Abundance is a present state, not a future hope
We all want abundance. More _____ (fill in the blank). It could be love, money, material things, children, friendships, work opportunities, etc. And sometimes, the desire for 'more' is usually tied to the thinking that if I had more ____ then I would be ____. If I had more money, I would be less stressed. If I have a bigger house, I would be happier. If I have a better marriage, I would be a nicer wife.
Whatever it is, the reality of those kinds of thoughts is, your 'happiness' is not possible until a future condition is met. What if that condition never happens? What if it is never met?
If we adopt the mindset that contentment can be found in the present, current moment, we will continue to attract abundance, joy, and peace.
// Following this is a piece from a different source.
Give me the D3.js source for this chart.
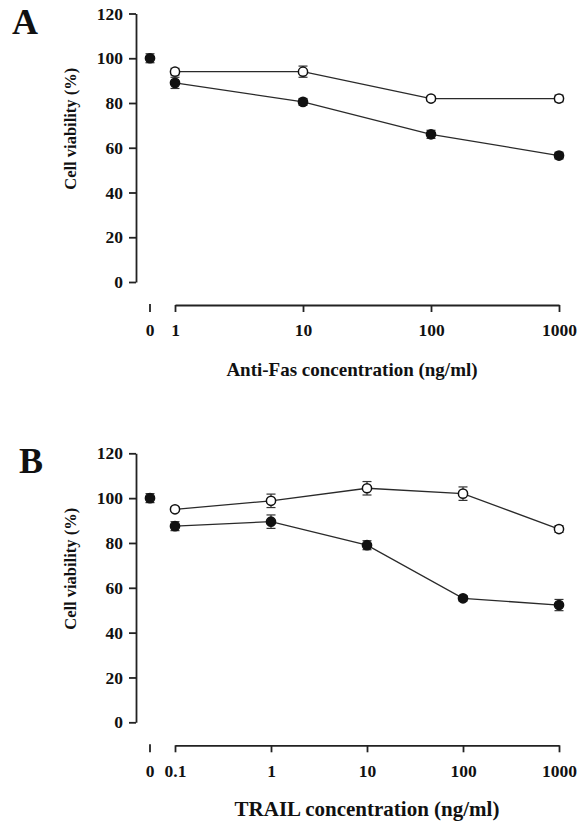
<!DOCTYPE html>
<html>
<head>
<meta charset="utf-8">
<script src="https://cdn.jsdelivr.net/npm/d3@7"></script>
<style>
  body { margin: 0; background: #fff; }
  svg text { font-family: "Liberation Serif", "Times New Roman", serif; font-weight: bold; fill: #111; }
</style>
</head>
<body>
<svg id="chart" width="585" height="822"></svg>
<script>
// ---- data ----
var yTicks = [0, 20, 40, 60, 80, 100, 120];

// panel A : anti-Fas
var aDoses = [1, 10, 100, 1000];
var aDoseLabels = ["1", "10", "100", "1000"];
var aFilled = [89, 80.5, 66, 56.5];
var aFilledErr = [2.5, 1.5, 1.8, 1.5];
var aOpen = [94, 94, 82, 82];
var aOpenErr = [1.5, 2.5, 1, 1.5];
var aControl = 100, aControlErr = 2;

// panel B : TRAIL
var bDoses = [0.1, 1, 10, 100, 1000];
var bDoseLabels = ["0.1", "1", "10", "100", "1000"];
var bFilled = [87.5, 89.5, 79, 55.3, 52.3];
var bFilledErr = [2, 3, 2, 1.2, 2.5];
var bOpen = [95, 98.8, 104.4, 102, 86.2];
var bOpenErr = [1, 3, 3, 3, 1.5];
var bControl = 100, bControlErr = 2;

var svg = d3.select("#chart");

function drawPanel(p) {
  var g = svg.append("g");
  var y = d3.scaleLinear().domain([0, 120]).range([p.bottom, p.top]);
  var x = d3.scaleLog().domain([p.doses[0], 1000]).range([175, 559]);
  var zeroX = x.range()[0] - 25;
  var axisX = 136, axisY = p.bottom + 23;

  // y axis
  var ya = g.append("g").attr("transform", "translate(" + axisX + ",0)")
    .call(d3.axisLeft(y).tickValues(yTicks).tickSize(7).tickSizeOuter(0).tickPadding(6));
  ya.selectAll("text").style("font-size", "17.5px");

  // x axis (log part)
  var xa = g.append("g").attr("transform", "translate(0," + axisY + ")")
    .call(d3.axisBottom(x).tickValues(p.doses).tickFormat(function(d, i) { return p.doseLabels[i]; })
      .tickSize(7).tickSizeOuter(0).tickPadding(12));
  xa.selectAll("text").style("font-size", "17.5px");

  // the lone zero tick
  g.append("line").attr("x1", zeroX).attr("x2", zeroX)
    .attr("y1", axisY - 1).attr("y2", axisY + 7);
  g.append("text").attr("x", zeroX).attr("y", axisY + 19).attr("dy", "0.71em")
    .attr("text-anchor", "middle").style("font-size", "17.5px").text("0");

  g.selectAll(".domain, line").attr("stroke", "#222").attr("stroke-width", 1.8);

  var line = d3.line().x(function(d) { return x(d[0]); }).y(function(d) { return y(d[1]); });

  function series(vals, errs, filled) {
    var pts = p.doses.map(function(d, i) { return [d, vals[i], errs[i]]; });
    g.append("path").datum(pts).attr("d", line)
      .attr("fill", "none").attr("stroke", "#2a2a2a").attr("stroke-width", 1.3);
    var eb = g.append("g").selectAll("g").data(pts).enter().append("g");
    eb.append("line").attr("x1", function(d) { return x(d[0]); }).attr("x2", function(d) { return x(d[0]); })
      .attr("y1", function(d) { return y(d[1] - d[2]); }).attr("y2", function(d) { return y(d[1] + d[2]); });
    [-1, 1].forEach(function(s) {
      eb.append("line").attr("x1", function(d) { return x(d[0]) - 4.5; }).attr("x2", function(d) { return x(d[0]) + 4.5; })
        .attr("y1", function(d) { return y(d[1] + s * d[2]); }).attr("y2", function(d) { return y(d[1] + s * d[2]); });
    });
    eb.selectAll("line").attr("stroke", "#333").attr("stroke-width", 1.2);
    g.append("g").selectAll("circle").data(pts).enter().append("circle")
      .attr("cx", function(d) { return x(d[0]); }).attr("cy", function(d) { return y(d[1]); })
      .attr("r", 4.6).attr("fill", filled ? "#111" : "#fff")
      .attr("stroke", "#111").attr("stroke-width", 1.5);
  }
  series(p.open, p.openErr, false);
  series(p.filled, p.filledErr, true);

  // untreated control at dose 0
  var c = g.append("g");
  c.append("line").attr("x1", zeroX).attr("x2", zeroX)
    .attr("y1", y(p.control - p.controlErr)).attr("y2", y(p.control + p.controlErr));
  [-1, 1].forEach(function(s) {
    c.append("line").attr("x1", zeroX - 4.5).attr("x2", zeroX + 4.5)
      .attr("y1", y(p.control + s * p.controlErr)).attr("y2", y(p.control + s * p.controlErr));
  });
  c.selectAll("line").attr("stroke", "#333").attr("stroke-width", 1.2);
  c.append("circle").attr("cx", zeroX).attr("cy", y(p.control)).attr("r", 4.6)
    .attr("fill", "#111").attr("stroke", "#111").attr("stroke-width", 1.5);

  // titles
  var ty = (p.top + p.bottom) / 2 - 19;
  g.append("text").attr("x", 76).attr("y", ty)
    .attr("transform", "rotate(-90,76," + ty + ")")
    .attr("text-anchor", "middle").style("font-size", "16.5px").text("Cell viability (%)");
  g.append("text").attr("x", p.titleX).attr("y", p.titleY).attr("text-anchor", "middle")
    .style("font-size", p.titleSize).text(p.title);
  g.append("text").attr("x", p.letterX).attr("y", p.top + 20).style("font-size", "36px").text(p.letter);
}

drawPanel({
  letter: "A", letterX: 12, top: 13.5, bottom: 282,
  doses: aDoses, doseLabels: aDoseLabels,
  filled: aFilled, filledErr: aFilledErr, open: aOpen, openErr: aOpenErr,
  control: aControl, controlErr: aControlErr,
  title: "Anti-Fas concentration (ng/ml)", titleX: 352, titleY: 376, titleSize: "19px"
});
drawPanel({
  letter: "B", letterX: 19, top: 453.3, bottom: 722.3,
  doses: bDoses, doseLabels: bDoseLabels,
  filled: bFilled, filledErr: bFilledErr, open: bOpen, openErr: bOpenErr,
  control: bControl, controlErr: bControlErr,
  title: "TRAIL concentration (ng/ml)", titleX: 367, titleY: 816, titleSize: "21px"
});
</script>
</body>
</html>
If you cannot be content in your current condition (does not mean you just roll over and say okay, I won't strive to change anything or make it better), you will find that this need for more or different will continue to follow you. (abuse, harm, etc...not saying you need to just be okay with those conditions and those need to be addressed immediately)
But finding peace and contentment in the now, enables us to move into an abundance mindset.
Diamonds are made from intense pressure
The stresses of a situation, difficulty, hardship...all have the potential to produce in us diamond character. We are refined in the fire and the impurities come up and can be swept away. God uses difficult situations to shape our character, help us work through parts of ourselves that need to grow and evolve, and beauty rises from the ashes.
A butterfly painstakingly pushes itself from it's cocoon. Diamonds are made from intense pressure. Darkness of the night is broken by the first rays of the sun.
My darkest seasons have shaped me to be more steadfast, empathetic, patient, and still. I have learned humility, joy, and how to ask for help. I have learned that nothing can break me, it just shapes me into a better version of myself.
Asking for help doesn't make you weak
Great segue into my next point...ask for help. A lot of us don't ask for help out of shame, pride, fear, or any other reason.
This goes back to bringing things out of the dark and into the light. Ask for help, be honest with yourself and with those you trust. I promise you that hiding it is far worse and more stressful than owning it and getting help.
I have had help from unexpected places and I felt more peace and calm after asking than I did before, even if nothing drastically changed.
Don't underestimate people's desire to help or care for you. Some might not help, but others might! You are not weak for needing help or other people. We are called to bear one another's burdens.
A baby step forward is still a step forward
At the end of the day, one small step forward is worthy of celebrating. A step forward, no matter how small or how grand, is still momentum producing. We cannot get out of our situation if we just sit in it.
Asking for help, changing a small habit, working on your mindset, therapy, applying for the job or opportunity, getting dressed...whatever it might be...slow progress is STILL progress.
We often want to rush the process, jump straight to the end, skip the pain, skip the unknown, and get right to something we think is best.
It is on the path we learn, grow, discover, and evolve.
Trust me, I understand how painful, lonely, dark, and scary the path forward can be, but I know that moving towards my purpose and desires will always lead to something great.
The lessons I have learned from rock bottom have been painful, but I know that they are and always will be worth learning.